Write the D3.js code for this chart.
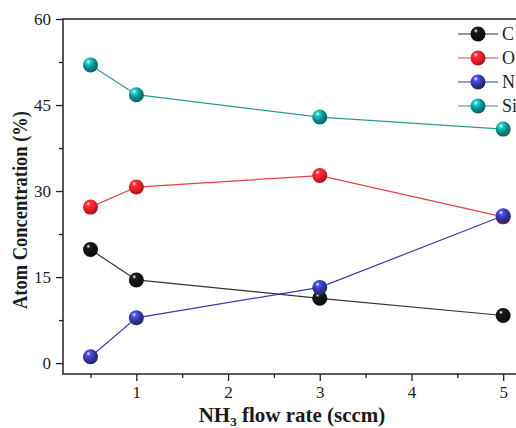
<!DOCTYPE html>
<html><head><meta charset="utf-8">
<script src="https://cdn.jsdelivr.net/npm/d3@7"></script>
<style>body{margin:0;background:#fff;overflow:hidden}svg{display:block}</style>
</head><body>
<svg id="c" width="516" height="428"></svg>
<script>
const flowRate = [0.5, 1, 3, 5];
const seriesNames = ["C", "O", "N", "Si"];
const valuesC  = [19.8, 14.5, 11.3, 8.3];
const valuesO  = [27.2, 30.7, 32.7, 25.5];
const valuesN  = [1.1, 7.9, 13.2, 25.7];
const valuesSi = [52.0, 46.8, 42.9, 40.8];
const xTicks = [1, 2, 3, 4, 5];
const yTicks = [0, 15, 30, 45, 60];

const colors = {C:"#111111", O:"#e41e26", N:"#34349e", Si:"#0e8a86"};
const lineColors = {C:"#333333", O:"#e04048", N:"#3c3ca8", Si:"#2a9893"};
const series = [
  {name:"C", values:valuesC},
  {name:"O", values:valuesO},
  {name:"N", values:valuesN},
  {name:"Si", values:valuesSi}
];

const svg = d3.select("#c");
const mLeft = 63, mTop = 19, mBottom = 374;
const x = d3.scaleLinear().domain([0.2, 5.3]).range([mLeft, mLeft + (5.3-0.2)*91.7]);
const y = d3.scaleLinear().domain([-1.9, 60]).range([mBottom, mTop]);

// gradients
const defs = svg.append("defs");
series.forEach(s => {
  const g = defs.append("radialGradient").attr("id","g"+s.name)
    .attr("cx","0.4").attr("cy","0.35").attr("r","0.65").attr("fx","0.35").attr("fy","0.28");
  g.append("stop").attr("offset","0").attr("stop-color","#ffffff");
  g.append("stop").attr("offset","0.22").attr("stop-color", d3.color(colors[s.name]).brighter(1.2));
  g.append("stop").attr("offset","0.6").attr("stop-color", colors[s.name]);
  g.append("stop").attr("offset","1").attr("stop-color", d3.color(colors[s.name]).darker(1));
});

const font = "'Liberation Serif','Times New Roman',serif";

// frame
svg.append("rect").attr("x",mLeft).attr("y",mTop).attr("width",x.range()[1]-mLeft).attr("height",mBottom-mTop)
  .attr("fill","none").attr("stroke","#222").attr("stroke-width",1.5);

// x axis
const xAxis = d3.axisBottom(x).tickValues(xTicks).tickSize(7).tickPadding(5).tickFormat(d3.format("d"));
const gx = svg.append("g").attr("transform",`translate(0,${mBottom})`).call(xAxis);
gx.select(".domain").remove();
gx.selectAll(".tick line").attr("stroke","#222").attr("stroke-width",1.3);
gx.selectAll(".tick text").attr("font-family",font).attr("font-size",17).attr("fill","#222");
const gxm = svg.append("g").attr("transform",`translate(0,${mBottom})`)
  .call(d3.axisBottom(x).tickValues([0.5,1.5,2.5,3.5,4.5]).tickSize(4).tickFormat(""));
gxm.select(".domain").remove();
gxm.selectAll(".tick line").attr("stroke","#222").attr("stroke-width",1.3);

// y axis
const yAxis = d3.axisLeft(y).tickValues(yTicks).tickSize(7).tickPadding(5);
const gy = svg.append("g").attr("transform",`translate(${mLeft},0)`).call(yAxis);
gy.select(".domain").remove();
gy.selectAll(".tick line").attr("stroke","#222").attr("stroke-width",1.3);
gy.selectAll(".tick text").attr("font-family",font).attr("font-size",17).attr("fill","#222");
const gym = svg.append("g").attr("transform",`translate(${mLeft},0)`)
  .call(d3.axisLeft(y).tickValues([7.5,22.5,37.5,52.5]).tickSize(4).tickFormat(""));
gym.select(".domain").remove();
gym.selectAll(".tick line").attr("stroke","#222").attr("stroke-width",1.3);

// axis labels
svg.append("text").attr("transform","translate(27,210) rotate(-90) scale(0.88,1)").attr("text-anchor","middle")
  .attr("font-family",font).attr("font-weight","bold").attr("font-size",21).attr("fill","#1a1a1a")
  .text("Atom Concentration (%)");
const xl = svg.append("text").attr("x",292).attr("y",422).attr("text-anchor","middle")
  .attr("font-family",font).attr("font-weight","bold").attr("font-size",21).attr("fill","#1a1a1a");
xl.append("tspan").text("NH");
xl.append("tspan").attr("font-size",13).attr("dy",4).text("3");
xl.append("tspan").attr("dy",-4).text(" flow rate (sccm)");

// lines & markers
const line = d3.line().x((d,i)=>x(flowRate[i])).y(d=>y(d));
series.forEach(s => {
  svg.append("path").attr("d", line(s.values)).attr("fill","none")
    .attr("stroke", lineColors[s.name]).attr("stroke-width",1.2);
});
series.forEach(s => {
  svg.selectAll(null).data(s.values).enter().append("circle")
    .attr("cx",(d,i)=>x(flowRate[i])).attr("cy",d=>y(d)).attr("r",7.5)
    .attr("fill",`url(#g${s.name})`);
});

// legend
const lg = svg.append("g");
series.forEach((s,i) => {
  const cy = 34 + i*24;
  lg.append("line").attr("x1",458).attr("x2",498).attr("y1",cy).attr("y2",cy)
    .attr("stroke",lineColors[s.name]).attr("stroke-width",1.2);
  lg.append("circle").attr("cx",478).attr("cy",cy).attr("r",7.5).attr("fill",`url(#g${s.name})`);
  lg.append("text").attr("x",502).attr("y",cy+6).attr("font-family",font).attr("font-size",18)
    .attr("fill","#222").text(s.name);
});
</script>
</body></html>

WHAT THE TASK REQUIRES:
All the lines above are to be given again exactly as they read, with the pictures removed.

RESPONSE FOR THIS EXERCISE:
Write the D3.js code for this chart.
<!DOCTYPE html>
<html><head><meta charset="utf-8">
<script src="https://cdn.jsdelivr.net/npm/d3@7"></script>
<style>body{margin:0;background:#fff;overflow:hidden}svg{display:block}</style>
</head><body>
<svg id="c" width="516" height="428"></svg>
<script>
const flowRate = [0.5, 1, 3, 5];
const seriesNames = ["C", "O", "N", "Si"];
const valuesC  = [19.8, 14.5, 11.3, 8.3];
const valuesO  = [27.2, 30.7, 32.7, 25.5];
const valuesN  = [1.1, 7.9, 13.2, 25.7];
const valuesSi = [52.0, 46.8, 42.9, 40.8];
const xTicks = [1, 2, 3, 4, 5];
const yTicks = [0, 15, 30, 45, 60];

const colors = {C:"#111111", O:"#e41e26", N:"#34349e", Si:"#0e8a86"};
const lineColors = {C:"#333333", O:"#e04048", N:"#3c3ca8", Si:"#2a9893"};
const series = [
  {name:"C", values:valuesC},
  {name:"O", values:valuesO},
  {name:"N", values:valuesN},
  {name:"Si", values:valuesSi}
];

const svg = d3.select("#c");
const mLeft = 63, mTop = 19, mBottom = 374;
const x = d3.scaleLinear().domain([0.2, 5.3]).range([mLeft, mLeft + (5.3-0.2)*91.7]);
const y = d3.scaleLinear().domain([-1.9, 60]).range([mBottom, mTop]);

// gradients
const defs = svg.append("defs");
series.forEach(s => {
  const g = defs.append("radialGradient").attr("id","g"+s.name)
    .attr("cx","0.4").attr("cy","0.35").attr("r","0.65").attr("fx","0.35").attr("fy","0.28");
  g.append("stop").attr("offset","0").attr("stop-color","#ffffff");
  g.append("stop").attr("offset","0.22").attr("stop-color", d3.color(colors[s.name]).brighter(1.2));
  g.append("stop").attr("offset","0.6").attr("stop-color", colors[s.name]);
  g.append("stop").attr("offset","1").attr("stop-color", d3.color(colors[s.name]).darker(1));
});

const font = "'Liberation Serif','Times New Roman',serif";

// frame
svg.append("rect").attr("x",mLeft).attr("y",mTop).attr("width",x.range()[1]-mLeft).attr("height",mBottom-mTop)
  .attr("fill","none").attr("stroke","#222").attr("stroke-width",1.5);

// x axis
const xAxis = d3.axisBottom(x).tickValues(xTicks).tickSize(7).tickPadding(5).tickFormat(d3.format("d"));
const gx = svg.append("g").attr("transform",`translate(0,${mBottom})`).call(xAxis);
gx.select(".domain").remove();
gx.selectAll(".tick line").attr("stroke","#222").attr("stroke-width",1.3);
gx.selectAll(".tick text").attr("font-family",font).attr("font-size",17).attr("fill","#222");
const gxm = svg.append("g").attr("transform",`translate(0,${mBottom})`)
  .call(d3.axisBottom(x).tickValues([0.5,1.5,2.5,3.5,4.5]).tickSize(4).tickFormat(""));
gxm.select(".domain").remove();
gxm.selectAll(".tick line").attr("stroke","#222").attr("stroke-width",1.3);

// y axis
const yAxis = d3.axisLeft(y).tickValues(yTicks).tickSize(7).tickPadding(5);
const gy = svg.append("g").attr("transform",`translate(${mLeft},0)`).call(yAxis);
gy.select(".domain").remove();
gy.selectAll(".tick line").attr("stroke","#222").attr("stroke-width",1.3);
gy.selectAll(".tick text").attr("font-family",font).attr("font-size",17).attr("fill","#222");
const gym = svg.append("g").attr("transform",`translate(${mLeft},0)`)
  .call(d3.axisLeft(y).tickValues([7.5,22.5,37.5,52.5]).tickSize(4).tickFormat(""));
gym.select(".domain").remove();
gym.selectAll(".tick line").attr("stroke","#222").attr("stroke-width",1.3);

// axis labels
svg.append("text").attr("transform","translate(27,210) rotate(-90) scale(0.88,1)").attr("text-anchor","middle")
  .attr("font-family",font).attr("font-weight","bold").attr("font-size",21).attr("fill","#1a1a1a")
  .text("Atom Concentration (%)");
const xl = svg.append("text").attr("x",292).attr("y",422).attr("text-anchor","middle")
  .attr("font-family",font).attr("font-weight","bold").attr("font-size",21).attr("fill","#1a1a1a");
xl.append("tspan").text("NH");
xl.append("tspan").attr("font-size",13).attr("dy",4).text("3");
xl.append("tspan").attr("dy",-4).text(" flow rate (sccm)");

// lines & markers
const line = d3.line().x((d,i)=>x(flowRate[i])).y(d=>y(d));
series.forEach(s => {
  svg.append("path").attr("d", line(s.values)).attr("fill","none")
    .attr("stroke", lineColors[s.name]).attr("stroke-width",1.2);
});
series.forEach(s => {
  svg.selectAll(null).data(s.values).enter().append("circle")
    .attr("cx",(d,i)=>x(flowRate[i])).attr("cy",d=>y(d)).attr("r",7.5)
    .attr("fill",`url(#g${s.name})`);
});

// legend
const lg = svg.append("g");
series.forEach((s,i) => {
  const cy = 34 + i*24;
  lg.append("line").attr("x1",458).attr("x2",498).attr("y1",cy).attr("y2",cy)
    .attr("stroke",lineColors[s.name]).attr("stroke-width",1.2);
  lg.append("circle").attr("cx",478).attr("cy",cy).attr("r",7.5).attr("fill",`url(#g${s.name})`);
  lg.append("text").attr("x",502).attr("y",cy+6).attr("font-family",font).attr("font-size",18)
    .attr("fill","#222").text(s.name);
});
</script>
</body></html>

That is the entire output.